Nantubiro’s narration corroborates with the information gathered by this paper that the residents of Kikandwa Village in Kassanda District were very hostile to the Ebola emergency response teams. They often resisted any attempt to have the sensitisation for the community and contact tracing done, according to Ms Phoebe Namulindwa, the Kassanda Resident District Commissioner (RDC) and the District Ebola taskforce chairperson.

“Because my bosses had been diagnosed with the Ebola Virus Disease and I shared almost everything with them, since my job involved washing their clothes, even when my female boss became ill, it’s likely that the constant contact with them was the root cause of my sickness,” she recalls. 

“It is also likely that the Ebola health emergency teams had already listed me as a contact and were monitoring my movements. When my female boss died and was buried, I became suspicious. At the same time, I felt general body weakness, cold, and lost my appetite,” she adds. 

At first, Nantubiro got confused and worried that the rumours about patients going into the Ebola Isolation Centre at Mubende hospital were dying, were true. The fact that her female boss died just a few days after she was taken to the facility brought even more fears.

“I had conceived and was carrying a four-month pregnancy at the time I started experiencing constant colds and fever. I feared going to the health centre but was convinced by one of the health workers to visit the health centre at Kikandwa,” she says.

When Nantubiro got there, the health officials had already laid a trap. She found a waiting ambulance and health teams dressed in protective gear. They forced her to get into the waiting ambulance. She was driven to Mubende Ebola isolation facility.

During the first two days of admission, Nantubiro was not very sick and could afford to walk inside the patient ward. However, she got scared when she saw other patients struggling, falling off their beds and making uncoordinated statements. That’s when Nantubiro realised that death was a big possibility.

“I became very weak, lost appetite and lost some of the body senses. This is when I realised that my days were numbered. I saw some patients collapse and die during the more than three weeks I spent at the Ebola treatment unit in Mubende,” Nantubiro tells this paper.

During the third week of November 2022 on a Tuesday morning, Nantubiro received the good news regarding her health status. She was Ebola free. She was handed over to the team of counsellors to take her through what to expect after leaving the facility.

“I found a very kind and loving health team at Mubende hospital. In my life I had never experienced such loving medical teams.
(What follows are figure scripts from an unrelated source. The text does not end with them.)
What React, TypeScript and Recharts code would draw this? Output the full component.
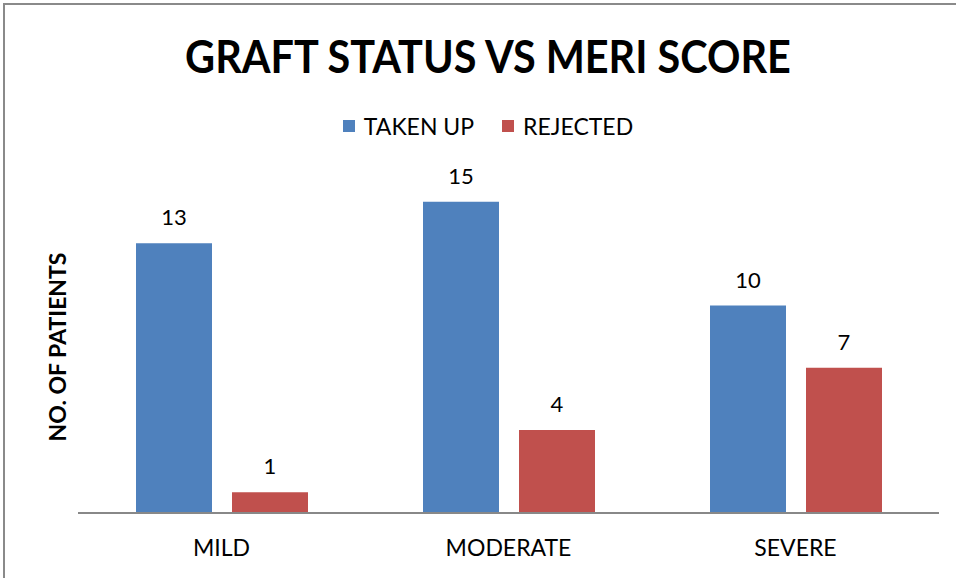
import { Bar, BarChart, LabelList, Legend, XAxis, YAxis } from 'recharts';

const categories = ['MILD', 'MODERATE', 'SEVERE'];
const takenUp = [13, 15, 10];
const rejected = [1, 4, 7];
const seriesNames = ['TAKEN UP', 'REJECTED'];
const seriesColors = ['#4F81BD', '#C0504D'];

const chartData = categories.map((name, i) => ({
  name,
  takenUp: takenUp[i],
  rejected: rejected[i]
}));

const font = 'Lato, "Open Sans", sans-serif';

function LegendBox() {
  return (
    <div style={{ display: 'flex', justifyContent: 'center', gap: 28, fontFamily: font, fontSize: 23, color: '#000' }}>
      {seriesNames.map((n, i) => (
        <div key={n} style={{ display: 'flex', alignItems: 'center', gap: 9 }}>
          <span style={{ width: 12, height: 12, background: seriesColors[i], display: 'inline-block' }} />
          <span>{n}</span>
        </div>
      ))}
    </div>
  );
}

export default function App() {
  return (
    <div style={{ position: 'absolute', left: 0, top: 0, width: 956, height: 578, overflow: 'hidden', background: '#fff' }}>
      <div
        style={{
          position: 'absolute',
          left: 3,
          top: 3,
          width: 1000,
          height: 1000,
          border: '2px solid #8a8a8a'
        }}
      />
      <div
        style={{
          position: 'absolute',
          left: 0,
          top: 28,
          width: 976,
          textAlign: 'center',
          fontFamily: font,
          fontWeight: 700,
          fontSize: 46,
          color: '#000',
          transform: 'scaleX(0.9)'
        }}
      >
        GRAFT STATUS VS MERI SCORE
      </div>
      <BarChart
        width={956}
        height={578}
        data={chartData}
        margin={{ top: 181, right: 17, bottom: 0, left: 38 }}
        barSize={76}
        barGap={20}
        style={{ position: 'absolute', left: 0, top: 0 }}
      >
        <XAxis
          dataKey="name"
          height={65}
          tickLine={false}
          axisLine={{ stroke: '#888', strokeWidth: 2 }}
          tick={{ fill: '#000', fontSize: 23, fontFamily: font }}
          tickMargin={21}
        />
        <YAxis
          domain={[0, 16]}
          width={40}
          tick={false}
          axisLine={false}
          tickLine={false}
          label={{
            value: 'NO. OF PATIENTS',
            angle: -90,
            position: 'center',
            fill: '#000',
            fontSize: 23,
            fontWeight: 700,
            fontFamily: font
          }}
        />
        <Legend
          verticalAlign="middle"
          wrapperStyle={{ top: 112, left: 0, width: 976 }}
          content={() => <LegendBox />}
        />
        <Bar dataKey="takenUp" name={seriesNames[0]} fill={seriesColors[0]} isAnimationActive={false}>
          <LabelList dataKey="takenUp" position="top" offset={18} fill="#000" fontSize={22} fontFamily={font} />
        </Bar>
        <Bar dataKey="rejected" name={seriesNames[1]} fill={seriesColors[1]} isAnimationActive={false}>
          <LabelList dataKey="rejected" position="top" offset={18} fill="#000" fontSize={22} fontFamily={font} />
        </Bar>
      </BarChart>
    </div>
  );
}
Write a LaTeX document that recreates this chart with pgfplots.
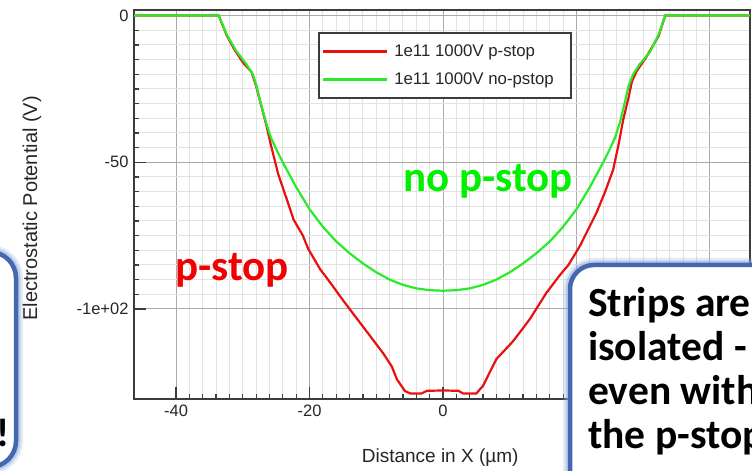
\documentclass[border=0pt]{standalone}
\usepackage{pgfplots}
\pgfplotsset{compat=1.18}
\usepackage{fontspec}
\setmainfont{Liberation Sans}
\newfontfamily\calibri{Carlito}
\definecolor{plred}{RGB}{232,16,16}
\definecolor{plgreen}{RGB}{40,236,40}
\definecolor{txtgreen}{RGB}{0,240,0}
\definecolor{txtred}{RGB}{240,0,0}
\definecolor{boxblue}{RGB}{68,103,175}
\definecolor{glowblue}{RGB}{140,170,220}
\definecolor{framec}{RGB}{60,60,60}
\definecolor{majgrid}{RGB}{170,170,170}
\definecolor{mingrid}{RGB}{226,226,226}
\begin{document}
\begin{tikzpicture}[x=1pt,y=1pt]
\useasboundingbox (0,0) rectangle (752,471);
\begin{axis}[
  at={(134pt,72pt)}, anchor=south west,
  scale only axis, width=616pt, height=389pt,
  xmin=-46.3, xmax=46.0, ymin=-130.7, ymax=1.9,
  xtick={-40,-20,0,20,40}, xticklabels={-40,-20,0,,},
  ytick={-100,-50,0}, yticklabels={-1e+02,-50,0},
  minor x tick num=9, minor y tick num=9,
  tick pos=left, tick align=inside,
  major tick length=12pt, minor tick length=5pt,
  tick style={draw=framec, line width=1.2pt},
  grid=both,
  major grid style={draw=majgrid, line width=1pt},
  minor grid style={draw=mingrid, line width=1pt},
  axis line style={draw=framec, line width=2pt},
  ticklabel style={font=\fontsize{16.5}{18}\selectfont, text=black!85},
  yticklabel style={anchor=east, xshift=-2pt},
  xticklabel style={anchor=north, yshift=-2pt},
  xlabel={Distance in X (µm)}, ylabel={Electrostatic Potential (V)},
  x label style={font=\fontsize{19}{22}\selectfont, text=black!85, at={(axis description cs:0.497,-0.1517)}, anchor=center},
  y label style={font=\fontsize{20}{22}\selectfont, text=black!85, at={(axis description cs:-0.1656,0.49)}, anchor=center, rotate=0},
  legend style={at={(rel axis cs:0.2987,0.9434)}, anchor=north west,
    draw=framec, line width=1.6pt, fill=white,
    font=\fontsize{16.8}{18}\selectfont, text=black!85,
    inner xsep=3pt, inner ysep=10pt, row sep=11pt, cells={anchor=west},
    /tikz/every odd column/.append style={column sep=4pt}},
  legend image code/.code={\draw[#1, line width=2.5pt] (0pt,0pt) -- (64pt,0pt);},
]
\addplot[plred, line width=2.2pt] coordinates {
(-46.3,0) (-33.6,0) (-32.4,-6.8) (-31.2,-11.8) (-29.9,-16.2) (-28.7,-19.2) (-28.0,-24) (-27.2,-31) (-26.4,-38) (-25.8,-44) (-24.7,-54) (-23.5,-62) (-22.4,-69.5) (-21.0,-75) (-20.2,-79.5) (-18.4,-86.5) (-16.9,-91) (-15.0,-97) (-13.0,-103) (-11.9,-106.3) (-10.0,-112) (-9.0,-115) (-7.7,-119.5) (-6.9,-124) (-5.7,-128) (-4.9,-128.8) (-3.2,-128.8) (-2.4,-127.9) (0,-127.8) (2.3,-127.9) (3.0,-128.8) (5.0,-128.8) (6.0,-126.2) (7.0,-121.6) (8.0,-117.1) (10.5,-111) (13.0,-103.5) (15.5,-94.5) (17.6,-88.2) (18.8,-85) (20.5,-78.6) (23.0,-67.2) (24.3,-60) (25.5,-52.5) (26.3,-44) (27.0,-35.5) (27.8,-28) (28.3,-22.5) (29.0,-19) (30.5,-14) (32.3,-7) (33.3,0) (46.0,0)
};
\addlegendentry{1e11 1000V p-stop\rule{12pt}{0pt}}
\addplot[plgreen, line width=2.2pt] coordinates {
(-46.3,0) (-33.6,0) (-32.4,-6.5) (-31.0,-12) (-29.5,-16.5) (-28.5,-20) (-28.0,-23.5) (-27.3,-30) (-26.5,-36.5) (-25.8,-41.5) (-25.0,-45.5) (-23.9,-50.5) (-22.0,-58.5) (-20.0,-66) (-18.0,-72) (-16.0,-77) (-14.0,-81) (-12.0,-84.5) (-10.0,-87.5) (-8.0,-90) (-6.0,-91.8) (-4.0,-93) (-2.0,-93.6) (0,-93.8) (2,-93.6) (4,-93) (6,-91.8) (8,-90) (10,-87.5) (12,-84.5) (14,-81) (16,-77) (18,-72) (20,-66) (22,-58.5) (23.9,-50.5) (25.0,-45.5) (25.8,-41.5) (26.5,-36.5) (27.2,-30) (27.8,-24) (28.5,-20) (29.5,-16.5) (31.0,-12.5) (32.3,-6.5) (33.3,0) (46.0,0)
};
\addlegendentry{1e11 1000V no-pstop\rule{12pt}{0pt}}
\end{axis}
% annotations
\node[anchor=base west, inner sep=0, text=txtgreen, font=\calibri\bfseries\fontsize{43}{45}\selectfont] at (403,279) {no p-stop};
\node[anchor=base west, inner sep=0, text=txtred, font=\calibri\bfseries\fontsize{43}{45}\selectfont] at (175,190) {p-stop};
% right callout box
\draw[glowblue, opacity=0.25, line width=14pt, rounded corners=24pt] (570,-40) rectangle (820,206);
\draw[glowblue, opacity=0.45, line width=9pt, rounded corners=24pt] (570,-40) rectangle (820,206);
\draw[boxblue, line width=4.5pt, fill=white, rounded corners=24pt] (570,-40) rectangle (820,206);
\begin{scope}[every node/.style={anchor=base west, inner sep=0, text=black, font=\calibri\bfseries\fontsize{41.5}{44}\selectfont}]
\node at (588,154) {Strips are};
\node at (588,110) {isolated -};
\node at (588,66) {even with};
\node at (588,22) {the p-stop};
\end{scope}
% left callout box
\draw[glowblue, opacity=0.25, line width=14pt, rounded corners=26pt] (-200,4) rectangle (16,219);
\draw[glowblue, opacity=0.45, line width=9pt, rounded corners=26pt] (-200,4) rectangle (16,219);
\draw[boxblue, line width=4.5pt, fill=white, rounded corners=26pt] (-200,4) rectangle (16,219);
\node[anchor=base east, inner sep=0, text=black, font=\calibri\bfseries\fontsize{40}{44}\selectfont] at (10,24) {!};
\end{tikzpicture}
\end{document}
They gave us food, helped wash clothes for the very sick and became our caregivers,” Nantubiro says in praise of the Mubende hospital medical teams.

Upon discharge, she was asked about the safest place where she could resettle.
“I did not want to go back to Kassanda because my female boss had died. I wanted to reunite with my family in Mbuya, Madudu Sub-county in Mubende District,” she says. 

Her request was granted and Nantubiro was reunited with her family after sensitisation of the community. Nantubiro was supposed to be always monitored by the health teams at Mubende hospital since she was pregnant. She had been instructed not to go for antenatal care at the private clinics since she was under monitoring by the Mubende hospital medical teams. Sadly, two weeks after being discharged, it was discovered that her baby had died inside the womb. 

“I believe that my baby died because of the Ebola virus disease that affected my life. Luckily, I now feel better,” she says.

Nantubiro adds that she has not experienced health challenges after her discharge from hospital, apart from the pregnancy that she lost. She, however, appeals for the continued sensitisation of the communities against discrimination of the survivors, including families that lost dear ones to the Ebola Virus Disease.